Open data and code as partial solutions to scientific research reproducibility

If the difference between science and superstition is that science is reproducible, then the methods used to conduct a study must be made available to replicate it. Across many disciplines research now relies on applying code to data sets to produce outputs that are analyzed, and these results then become the foundations of new knowledge and subjects of study. In Keeping science reproducible in a world of custom data and code, Ben Klemens outlines these scientific research fundamentals and the challenges to enabling reproducibility.

Open data and code are increasingly recognized by journal editors as critical pieces of research that authors must provide prior to acceptance for publication, but this is not true equally across fields. Klemens checked submission guidelines for 2,700 Springer journals. Across 13 fields, 37% of ecology, 23% of management, 7% of education and 6% of surgery journals required data and code submission. However, many of these journals accepted an author statement that “data is available upon request”, yet some who have tested this system have received no or unfruitful responses from the author(s). To address this problem, funders often require data management and sharing plans.

Further reproducibility problems with studies arise from poorly articulated procedures, badly formatted code, code errors, or variances in code platform, versions and add-ons. Writing clear, reproducible code takes expertise and time that may or may not be available to a research team. In an extension on the “scoop” defense – the fear that others will publish research based on data before the data collector does – some researchers are reluctant to share their data and code until they have used them in all possible ways they can imagine, so some funders do grant a period of exclusivity. In fact, open data sharing with proper metadata offers broader opportunities to receive credit for that work. Unfortunately, the metrics to count data and code references are not as widely available as those to count article citations.
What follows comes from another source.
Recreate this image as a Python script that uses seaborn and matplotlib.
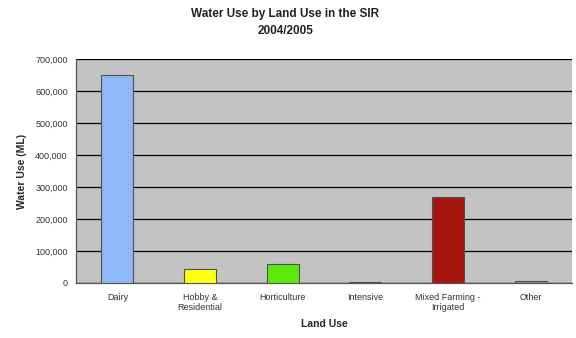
import matplotlib
matplotlib.use("Agg")
import matplotlib.pyplot as plt
import seaborn as sns
import pandas as pd
from matplotlib.ticker import FuncFormatter, FixedLocator

# Data
land_use = ["Dairy", "Hobby &\nResidential", "Horticulture", "Intensive",
            "Mixed Farming -\nIrrigated", "Other"]
water_use = [650000, 42000, 59000, 2500, 268000, 4500]
bar_colors = ["#8FB8F8", "#FFFF10", "#5CE80A", "#9A9A9A", "#A8170F", "#8A8A8A"]

df = pd.DataFrame({"land_use": land_use, "water_use": water_use})

sns.set_theme(style="white")
plt.rcParams['font.family'] = ['Liberation Sans', 'DejaVu Sans']

fig, ax = plt.subplots(figsize=(5.76, 3.38), dpi=100)
fig.subplots_adjust(left=0.132, right=0.993, top=0.825, bottom=0.163)

sns.barplot(data=df, x="land_use", y="water_use", hue="land_use",
            palette=bar_colors, legend=False, width=0.39, saturation=1,
            edgecolor="#505050", linewidth=0.8, ax=ax, zorder=3)

ax.set_facecolor("#C3C3C3")
ax.set_ylim(0, 700000)
ax.set_xlim(-0.5, 5.5)
ax.set_yticks(range(0, 700001, 100000))
ax.yaxis.set_major_formatter(FuncFormatter(lambda v, p: f"{int(v):,}"))
ax.yaxis.grid(True, color="black", linewidth=0.9, zorder=0)
ax.set_axisbelow(True)

# x ticks between categories, labels at centres
ax.xaxis.set_major_locator(FixedLocator([i + 0.5 for i in range(-1, 6)]))
ax.xaxis.set_major_formatter(FuncFormatter(lambda v, p: ""))
ax.xaxis.set_minor_locator(FixedLocator(range(6)))
ax.set_xticklabels(land_use, minor=True)
ax.tick_params(axis="x", which="minor", length=0, labelsize=6.5, pad=7, colors="#333333")
ax.tick_params(axis="x", which="major", direction="out", length=3, width=0.8, color="#444444")
ax.tick_params(axis="y", direction="out", length=3, width=0.8, labelsize=6.5,
               color="#444444", labelcolor="#333333", pad=3)

for side in ["top", "right"]:
    ax.spines[side].set_visible(False)
for side in ["left", "bottom"]:
    ax.spines[side].set_color("#555555")
    ax.spines[side].set_linewidth(0.9)

ax.set_xlabel("Land Use", fontsize=7.5, fontweight="bold", labelpad=5)
ax.set_ylabel("Water Use (ML)", fontsize=7.5, fontweight="bold", labelpad=6)
fig.suptitle("Water Use by Land Use in the SIR\n2004/2005", fontsize=8.5,
             fontweight="bold", x=0.495, y=0.975, color="#222222", linespacing=1.5)

fig.savefig("out.png", dpi=100)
Concerns are widespread about how to properly share data and the code that produces study results, and incentives still favor quantity of article citations. Still, the increasing number of journals who hire data editors, grants that fund coders, and available tools to share are signs of greater recognition of their importance. The central role of computer analysis is here to stay, and more props are coming for those who make it happen.

Timeline: open source, open access & open scholarship

Flavors of Science has updated an interactive timeline of milestones in open source software, open access and open scholarship starting with basics, such as the creation of the printing press in 1439 and ending with the release of AmeliCA, a cooperative infrastructure project for scientific communication in Latin America and the Global South, in November 2018. It’s a fascinating history to follow through the development of Multics in 1964, CLACSO in 1967, Oxford Text Archive in 1976, GNU Project in 1984, the serials crisis in 1990, launch of arXiv and release of Linux system kernel in 1991, and so much more!

The timeline was first developed as a supporting document to the collaborative paper: Tennant, Jonathan, Ritwik Agarwal, Ksenija Baždarić, David Brassard, Tom Crick, Daniel J. Dunleavy, Thomas R. Evans, et al. 2020. “A Tale of Two ‘opens’: Intersections Between Free and Open Source Software and Open Scholarship.” SocArXiv. March 6. https://doi.org/10.31235/osf.io/2kxq8

Publishing, and receiving credit, for software code

Daniel S. Katz and Hollydawn Murray, supported by more than 15 publishers, write a guest post in the Scholarly Kitchen, “Citing Software in Scholarly Publishing to Improve Reproducibility, Reuse and Credit.” They make a case for authors and publishers to publish and cite software code itself, rather than merely an article about the code or research that was generated using code. Properly cited, open software enables others to reproduce research and modify and reuse that code for further developments. Those who write the code deserve credit for this critical work and they can’t receive it if their software isn’t properly cited. The FORCE11 Software Citation Implementation Working Group has proposed a set of customizable guidelines to clearly identify the software and credit its developers and maintainers.